** begin **
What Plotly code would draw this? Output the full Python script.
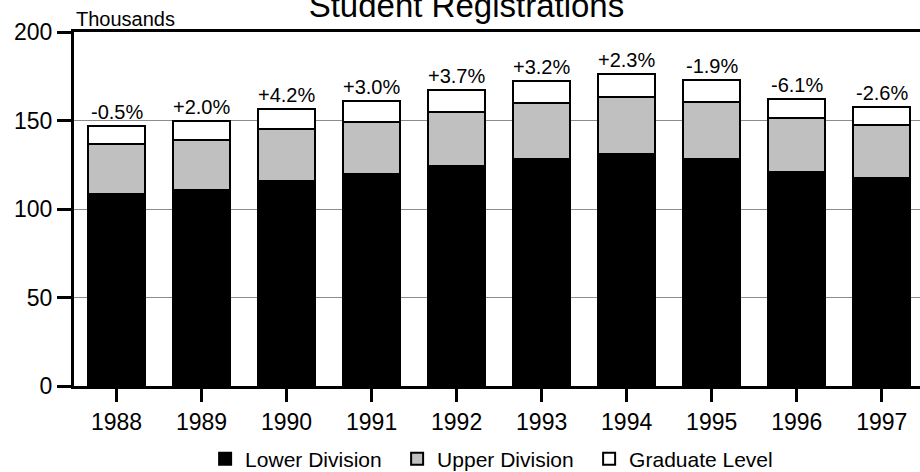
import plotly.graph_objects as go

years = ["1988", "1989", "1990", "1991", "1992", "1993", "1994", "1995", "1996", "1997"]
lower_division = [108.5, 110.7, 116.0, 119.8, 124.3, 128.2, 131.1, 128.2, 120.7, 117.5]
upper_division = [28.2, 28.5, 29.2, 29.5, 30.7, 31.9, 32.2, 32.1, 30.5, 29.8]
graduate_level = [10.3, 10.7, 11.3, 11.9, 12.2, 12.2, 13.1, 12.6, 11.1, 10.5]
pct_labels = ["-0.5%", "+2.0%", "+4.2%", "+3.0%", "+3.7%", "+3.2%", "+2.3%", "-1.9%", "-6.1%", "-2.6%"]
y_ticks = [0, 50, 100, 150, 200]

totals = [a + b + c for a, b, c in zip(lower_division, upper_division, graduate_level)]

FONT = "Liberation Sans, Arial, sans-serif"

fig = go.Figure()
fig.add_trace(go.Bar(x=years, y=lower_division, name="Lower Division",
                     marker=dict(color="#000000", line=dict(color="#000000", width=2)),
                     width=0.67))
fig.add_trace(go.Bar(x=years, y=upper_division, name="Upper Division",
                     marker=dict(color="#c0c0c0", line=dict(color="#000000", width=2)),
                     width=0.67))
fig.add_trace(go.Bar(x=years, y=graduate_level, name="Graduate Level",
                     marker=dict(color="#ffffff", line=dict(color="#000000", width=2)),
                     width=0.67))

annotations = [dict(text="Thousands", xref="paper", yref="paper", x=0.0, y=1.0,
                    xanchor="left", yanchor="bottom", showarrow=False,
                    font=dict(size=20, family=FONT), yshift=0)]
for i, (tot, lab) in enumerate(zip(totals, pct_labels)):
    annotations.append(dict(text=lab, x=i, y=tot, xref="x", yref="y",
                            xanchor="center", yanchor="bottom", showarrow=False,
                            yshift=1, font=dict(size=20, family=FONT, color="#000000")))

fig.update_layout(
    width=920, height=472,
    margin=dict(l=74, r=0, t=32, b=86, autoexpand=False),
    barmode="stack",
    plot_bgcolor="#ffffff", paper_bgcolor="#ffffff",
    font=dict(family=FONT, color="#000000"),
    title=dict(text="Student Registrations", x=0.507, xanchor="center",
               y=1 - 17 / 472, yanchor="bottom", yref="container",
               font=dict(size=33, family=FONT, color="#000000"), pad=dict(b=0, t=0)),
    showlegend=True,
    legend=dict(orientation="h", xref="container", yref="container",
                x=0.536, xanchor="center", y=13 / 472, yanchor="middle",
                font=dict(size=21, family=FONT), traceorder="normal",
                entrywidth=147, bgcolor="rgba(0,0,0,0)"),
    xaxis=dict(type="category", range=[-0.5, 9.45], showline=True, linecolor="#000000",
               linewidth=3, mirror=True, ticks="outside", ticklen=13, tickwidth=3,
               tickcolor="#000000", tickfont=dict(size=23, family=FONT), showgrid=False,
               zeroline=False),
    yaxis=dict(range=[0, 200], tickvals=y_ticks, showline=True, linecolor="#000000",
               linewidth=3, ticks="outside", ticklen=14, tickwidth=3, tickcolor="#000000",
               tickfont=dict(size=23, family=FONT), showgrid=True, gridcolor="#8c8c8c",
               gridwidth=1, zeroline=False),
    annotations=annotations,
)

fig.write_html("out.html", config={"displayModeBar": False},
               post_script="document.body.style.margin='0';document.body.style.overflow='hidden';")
** end **
** begin **
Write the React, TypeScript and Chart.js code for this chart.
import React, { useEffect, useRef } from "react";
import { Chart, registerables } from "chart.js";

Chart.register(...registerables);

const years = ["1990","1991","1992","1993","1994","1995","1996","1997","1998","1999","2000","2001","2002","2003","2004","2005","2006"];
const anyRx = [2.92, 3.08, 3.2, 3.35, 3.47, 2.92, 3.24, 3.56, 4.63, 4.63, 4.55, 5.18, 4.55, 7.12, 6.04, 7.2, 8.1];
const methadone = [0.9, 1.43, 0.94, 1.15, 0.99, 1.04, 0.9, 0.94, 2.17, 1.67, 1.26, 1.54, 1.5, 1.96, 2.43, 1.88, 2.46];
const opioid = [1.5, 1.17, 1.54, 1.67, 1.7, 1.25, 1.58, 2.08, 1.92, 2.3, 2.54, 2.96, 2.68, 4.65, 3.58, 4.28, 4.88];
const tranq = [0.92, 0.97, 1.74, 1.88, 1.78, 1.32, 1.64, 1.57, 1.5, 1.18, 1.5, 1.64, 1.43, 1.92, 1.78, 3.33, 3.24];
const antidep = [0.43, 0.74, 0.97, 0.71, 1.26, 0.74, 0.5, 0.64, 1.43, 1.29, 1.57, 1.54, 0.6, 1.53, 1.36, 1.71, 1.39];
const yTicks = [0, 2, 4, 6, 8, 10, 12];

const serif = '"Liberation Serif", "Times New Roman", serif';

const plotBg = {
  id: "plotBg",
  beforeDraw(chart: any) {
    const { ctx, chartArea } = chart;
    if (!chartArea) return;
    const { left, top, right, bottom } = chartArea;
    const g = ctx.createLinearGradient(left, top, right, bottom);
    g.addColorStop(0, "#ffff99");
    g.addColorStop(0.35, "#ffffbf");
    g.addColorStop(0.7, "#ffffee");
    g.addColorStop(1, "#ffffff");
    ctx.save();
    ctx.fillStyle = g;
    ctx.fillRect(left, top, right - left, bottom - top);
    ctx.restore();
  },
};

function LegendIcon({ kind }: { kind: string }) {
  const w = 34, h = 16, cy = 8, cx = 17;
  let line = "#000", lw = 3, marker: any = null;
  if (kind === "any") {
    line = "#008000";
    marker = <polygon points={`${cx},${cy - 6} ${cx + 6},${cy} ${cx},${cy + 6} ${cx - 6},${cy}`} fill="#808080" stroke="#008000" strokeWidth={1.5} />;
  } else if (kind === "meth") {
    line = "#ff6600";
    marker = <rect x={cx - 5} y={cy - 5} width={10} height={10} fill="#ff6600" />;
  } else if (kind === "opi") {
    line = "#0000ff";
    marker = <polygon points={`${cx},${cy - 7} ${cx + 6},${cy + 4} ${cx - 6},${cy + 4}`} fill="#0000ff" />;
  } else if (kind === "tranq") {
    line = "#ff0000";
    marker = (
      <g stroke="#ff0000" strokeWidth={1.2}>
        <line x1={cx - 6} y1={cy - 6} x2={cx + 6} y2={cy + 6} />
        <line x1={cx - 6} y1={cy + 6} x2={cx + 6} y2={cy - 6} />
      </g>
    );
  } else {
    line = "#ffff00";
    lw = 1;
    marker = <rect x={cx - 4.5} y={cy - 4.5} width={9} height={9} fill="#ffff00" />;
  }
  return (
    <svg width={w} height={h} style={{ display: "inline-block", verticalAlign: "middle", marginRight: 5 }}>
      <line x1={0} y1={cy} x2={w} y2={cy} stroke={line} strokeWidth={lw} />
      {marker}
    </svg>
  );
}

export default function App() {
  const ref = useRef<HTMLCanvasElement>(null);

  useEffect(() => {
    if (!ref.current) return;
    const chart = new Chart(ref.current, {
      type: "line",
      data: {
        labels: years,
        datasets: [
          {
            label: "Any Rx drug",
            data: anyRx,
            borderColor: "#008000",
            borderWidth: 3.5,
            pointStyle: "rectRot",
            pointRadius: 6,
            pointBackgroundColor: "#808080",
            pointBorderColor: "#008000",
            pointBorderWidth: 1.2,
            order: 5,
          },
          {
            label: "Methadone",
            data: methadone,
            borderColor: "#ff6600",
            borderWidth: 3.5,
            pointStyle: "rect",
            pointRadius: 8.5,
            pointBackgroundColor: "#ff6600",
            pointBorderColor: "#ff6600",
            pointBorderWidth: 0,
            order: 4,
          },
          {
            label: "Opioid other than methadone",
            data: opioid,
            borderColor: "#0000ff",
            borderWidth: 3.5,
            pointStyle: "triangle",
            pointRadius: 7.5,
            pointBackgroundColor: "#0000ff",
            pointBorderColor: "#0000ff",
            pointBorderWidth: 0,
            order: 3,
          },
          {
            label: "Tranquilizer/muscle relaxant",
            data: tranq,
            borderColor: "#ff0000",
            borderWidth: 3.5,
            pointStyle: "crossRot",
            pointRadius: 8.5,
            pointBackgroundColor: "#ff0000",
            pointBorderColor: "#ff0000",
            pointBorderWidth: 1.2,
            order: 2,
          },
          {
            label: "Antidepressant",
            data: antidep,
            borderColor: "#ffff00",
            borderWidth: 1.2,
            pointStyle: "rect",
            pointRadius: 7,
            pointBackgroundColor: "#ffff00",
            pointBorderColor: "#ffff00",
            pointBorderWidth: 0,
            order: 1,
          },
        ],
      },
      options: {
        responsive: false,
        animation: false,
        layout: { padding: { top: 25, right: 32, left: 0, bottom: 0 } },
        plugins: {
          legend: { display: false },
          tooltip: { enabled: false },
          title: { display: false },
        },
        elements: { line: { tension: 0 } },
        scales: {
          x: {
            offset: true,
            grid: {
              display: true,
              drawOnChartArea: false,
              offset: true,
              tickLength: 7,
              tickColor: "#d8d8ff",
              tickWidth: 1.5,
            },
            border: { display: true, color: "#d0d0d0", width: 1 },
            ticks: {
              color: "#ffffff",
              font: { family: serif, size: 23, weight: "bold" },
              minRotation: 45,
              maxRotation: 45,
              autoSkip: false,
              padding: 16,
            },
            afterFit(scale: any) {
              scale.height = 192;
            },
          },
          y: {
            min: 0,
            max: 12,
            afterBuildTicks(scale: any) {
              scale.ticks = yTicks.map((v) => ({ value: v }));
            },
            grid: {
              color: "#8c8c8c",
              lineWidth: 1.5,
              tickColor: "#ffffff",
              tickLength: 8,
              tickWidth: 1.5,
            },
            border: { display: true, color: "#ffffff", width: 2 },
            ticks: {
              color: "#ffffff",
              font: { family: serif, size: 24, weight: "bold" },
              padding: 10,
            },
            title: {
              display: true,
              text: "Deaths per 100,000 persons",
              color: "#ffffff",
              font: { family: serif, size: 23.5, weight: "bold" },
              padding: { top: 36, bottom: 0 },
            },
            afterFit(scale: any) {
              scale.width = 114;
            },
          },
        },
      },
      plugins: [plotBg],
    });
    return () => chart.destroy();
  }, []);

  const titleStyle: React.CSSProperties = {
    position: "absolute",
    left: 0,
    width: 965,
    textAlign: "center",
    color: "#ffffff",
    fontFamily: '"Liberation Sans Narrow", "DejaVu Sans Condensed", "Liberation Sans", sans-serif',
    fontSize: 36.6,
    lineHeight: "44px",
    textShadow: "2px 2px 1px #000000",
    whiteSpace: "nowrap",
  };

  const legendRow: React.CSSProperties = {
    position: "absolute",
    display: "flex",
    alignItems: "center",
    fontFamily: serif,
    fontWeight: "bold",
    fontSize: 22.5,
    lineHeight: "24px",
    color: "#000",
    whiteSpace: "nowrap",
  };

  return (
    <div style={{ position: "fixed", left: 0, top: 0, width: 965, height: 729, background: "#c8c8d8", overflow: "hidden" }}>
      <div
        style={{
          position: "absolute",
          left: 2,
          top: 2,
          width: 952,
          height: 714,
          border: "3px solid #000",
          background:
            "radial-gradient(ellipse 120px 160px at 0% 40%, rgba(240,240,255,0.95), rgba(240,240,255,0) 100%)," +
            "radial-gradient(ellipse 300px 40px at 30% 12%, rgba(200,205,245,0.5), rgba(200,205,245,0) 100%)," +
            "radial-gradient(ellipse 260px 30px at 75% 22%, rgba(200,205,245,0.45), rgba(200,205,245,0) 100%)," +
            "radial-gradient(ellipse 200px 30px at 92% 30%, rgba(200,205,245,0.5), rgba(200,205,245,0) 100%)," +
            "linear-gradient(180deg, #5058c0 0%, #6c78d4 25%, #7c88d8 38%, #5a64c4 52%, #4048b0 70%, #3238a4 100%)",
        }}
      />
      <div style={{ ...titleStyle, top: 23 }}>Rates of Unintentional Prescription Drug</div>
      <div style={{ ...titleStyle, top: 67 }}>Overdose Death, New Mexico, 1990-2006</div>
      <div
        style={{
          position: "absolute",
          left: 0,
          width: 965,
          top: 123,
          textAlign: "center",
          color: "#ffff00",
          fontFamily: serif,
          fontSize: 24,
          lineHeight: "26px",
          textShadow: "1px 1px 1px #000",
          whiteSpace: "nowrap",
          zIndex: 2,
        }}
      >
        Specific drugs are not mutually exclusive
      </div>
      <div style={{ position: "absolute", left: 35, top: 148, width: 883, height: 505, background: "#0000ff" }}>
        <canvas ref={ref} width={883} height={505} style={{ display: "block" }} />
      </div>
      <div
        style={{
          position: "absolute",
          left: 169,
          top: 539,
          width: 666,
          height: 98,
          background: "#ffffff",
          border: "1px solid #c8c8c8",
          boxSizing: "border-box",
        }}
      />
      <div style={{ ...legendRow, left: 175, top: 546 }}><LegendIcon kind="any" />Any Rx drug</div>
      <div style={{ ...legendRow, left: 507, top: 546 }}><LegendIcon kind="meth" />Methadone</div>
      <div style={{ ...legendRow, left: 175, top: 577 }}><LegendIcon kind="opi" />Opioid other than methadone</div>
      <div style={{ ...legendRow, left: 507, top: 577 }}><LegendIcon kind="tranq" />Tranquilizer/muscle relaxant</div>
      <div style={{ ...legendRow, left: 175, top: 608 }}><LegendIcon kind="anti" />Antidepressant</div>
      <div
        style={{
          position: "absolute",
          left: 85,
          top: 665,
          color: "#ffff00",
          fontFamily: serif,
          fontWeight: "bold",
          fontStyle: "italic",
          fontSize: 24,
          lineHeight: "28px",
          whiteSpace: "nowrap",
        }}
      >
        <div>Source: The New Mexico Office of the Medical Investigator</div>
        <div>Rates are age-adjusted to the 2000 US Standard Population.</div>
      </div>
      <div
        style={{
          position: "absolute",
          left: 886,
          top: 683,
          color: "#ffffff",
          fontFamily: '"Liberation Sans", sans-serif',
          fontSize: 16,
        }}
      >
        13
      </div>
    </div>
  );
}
** end **
** begin **
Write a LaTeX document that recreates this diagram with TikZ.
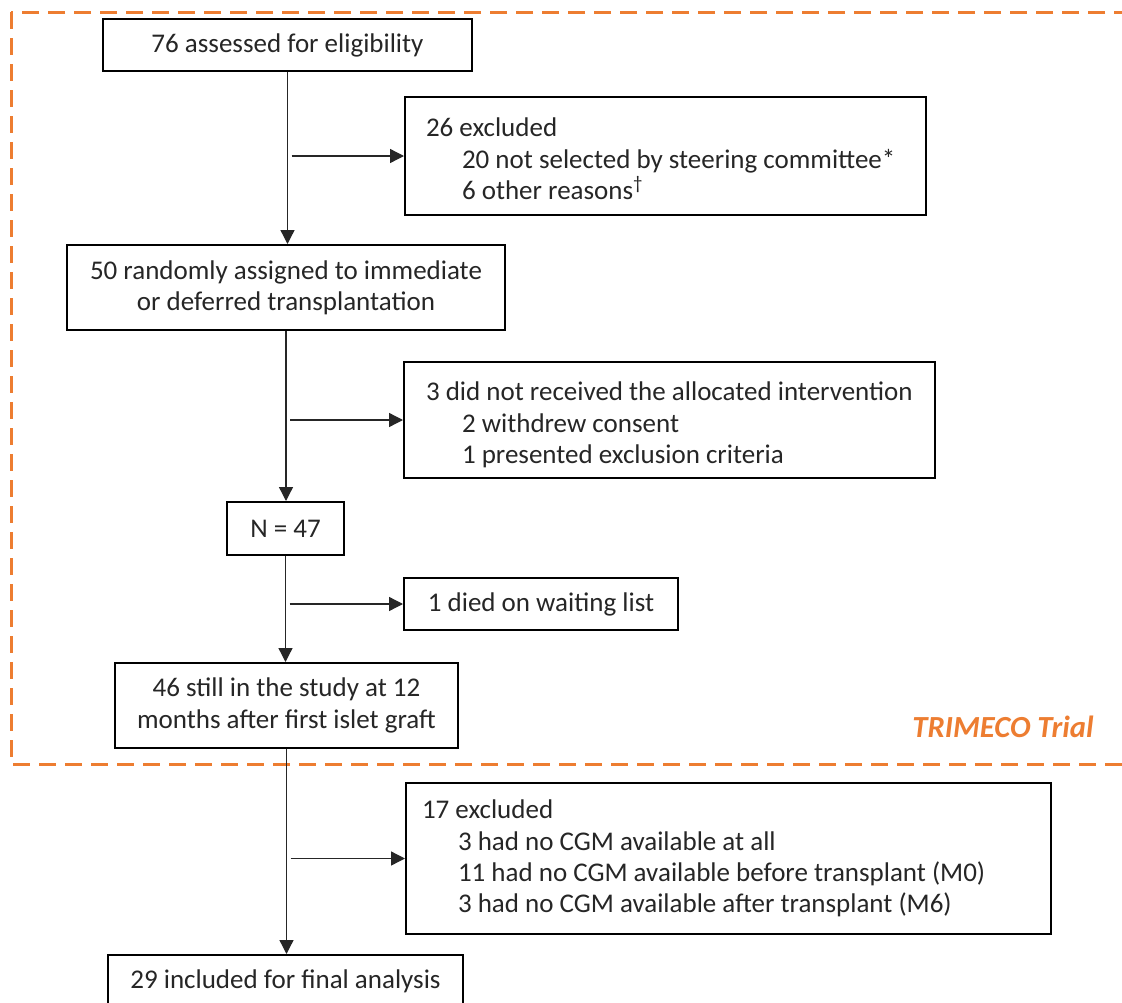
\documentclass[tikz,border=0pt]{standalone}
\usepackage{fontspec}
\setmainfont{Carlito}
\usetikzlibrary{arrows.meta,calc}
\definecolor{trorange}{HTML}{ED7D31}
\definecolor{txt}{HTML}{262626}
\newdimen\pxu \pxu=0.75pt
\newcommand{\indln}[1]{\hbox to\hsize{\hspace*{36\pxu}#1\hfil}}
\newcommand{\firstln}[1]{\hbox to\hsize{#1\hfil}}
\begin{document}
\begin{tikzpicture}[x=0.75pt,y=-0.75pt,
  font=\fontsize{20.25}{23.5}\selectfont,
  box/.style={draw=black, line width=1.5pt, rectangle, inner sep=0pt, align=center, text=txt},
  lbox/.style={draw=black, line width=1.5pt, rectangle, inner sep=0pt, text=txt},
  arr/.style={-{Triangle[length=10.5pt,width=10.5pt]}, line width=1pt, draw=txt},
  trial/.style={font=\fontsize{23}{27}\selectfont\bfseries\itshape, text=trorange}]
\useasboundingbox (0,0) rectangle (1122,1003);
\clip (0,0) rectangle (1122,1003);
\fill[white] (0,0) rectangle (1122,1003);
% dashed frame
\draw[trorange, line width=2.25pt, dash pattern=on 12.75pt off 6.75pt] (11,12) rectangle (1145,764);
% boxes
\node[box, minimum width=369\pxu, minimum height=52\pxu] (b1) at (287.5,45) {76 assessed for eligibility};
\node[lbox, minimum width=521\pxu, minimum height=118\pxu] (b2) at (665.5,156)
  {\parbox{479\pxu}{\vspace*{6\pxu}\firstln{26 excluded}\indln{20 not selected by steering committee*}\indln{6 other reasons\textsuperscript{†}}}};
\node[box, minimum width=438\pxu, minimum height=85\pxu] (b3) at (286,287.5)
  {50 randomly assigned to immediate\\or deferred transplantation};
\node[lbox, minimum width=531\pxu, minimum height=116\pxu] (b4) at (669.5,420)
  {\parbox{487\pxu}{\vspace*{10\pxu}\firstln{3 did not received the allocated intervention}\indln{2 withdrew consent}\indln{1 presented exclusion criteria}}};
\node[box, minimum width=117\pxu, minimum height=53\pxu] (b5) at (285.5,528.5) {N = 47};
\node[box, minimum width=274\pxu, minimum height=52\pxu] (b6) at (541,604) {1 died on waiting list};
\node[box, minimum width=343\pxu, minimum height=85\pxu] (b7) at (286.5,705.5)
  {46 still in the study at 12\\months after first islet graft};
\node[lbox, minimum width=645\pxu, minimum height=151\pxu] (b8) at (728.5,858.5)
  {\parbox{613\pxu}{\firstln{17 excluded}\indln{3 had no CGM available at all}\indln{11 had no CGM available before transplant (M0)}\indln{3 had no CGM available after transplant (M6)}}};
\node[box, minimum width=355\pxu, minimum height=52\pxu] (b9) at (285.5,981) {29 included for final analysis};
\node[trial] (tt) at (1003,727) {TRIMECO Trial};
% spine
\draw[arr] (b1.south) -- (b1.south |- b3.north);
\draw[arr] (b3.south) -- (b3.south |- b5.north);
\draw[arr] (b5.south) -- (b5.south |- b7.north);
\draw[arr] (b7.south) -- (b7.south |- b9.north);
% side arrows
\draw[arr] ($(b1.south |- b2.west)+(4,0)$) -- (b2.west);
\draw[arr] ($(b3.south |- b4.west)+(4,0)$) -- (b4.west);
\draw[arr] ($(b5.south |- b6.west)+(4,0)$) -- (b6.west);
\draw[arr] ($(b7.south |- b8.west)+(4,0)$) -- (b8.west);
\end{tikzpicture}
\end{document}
** end **
Give back exactly the lines from the one that holds "What Plotly code" to the one that holds "y_ticks = [0, 50, 100, 150, 200]", with both ends and without the images.

What Plotly code would draw this? Output the full Python script.
import plotly.graph_objects as go

years = ["1988", "1989", "1990", "1991", "1992", "1993", "1994", "1995", "1996", "1997"]
lower_division = [108.5, 110.7, 116.0, 119.8, 124.3, 128.2, 131.1, 128.2, 120.7, 117.5]
upper_division = [28.2, 28.5, 29.2, 29.5, 30.7, 31.9, 32.2, 32.1, 30.5, 29.8]
graduate_level = [10.3, 10.7, 11.3, 11.9, 12.2, 12.2, 13.1, 12.6, 11.1, 10.5]
pct_labels = ["-0.5%", "+2.0%", "+4.2%", "+3.0%", "+3.7%", "+3.2%", "+2.3%", "-1.9%", "-6.1%", "-2.6%"]
y_ticks = [0, 50, 100, 150, 200]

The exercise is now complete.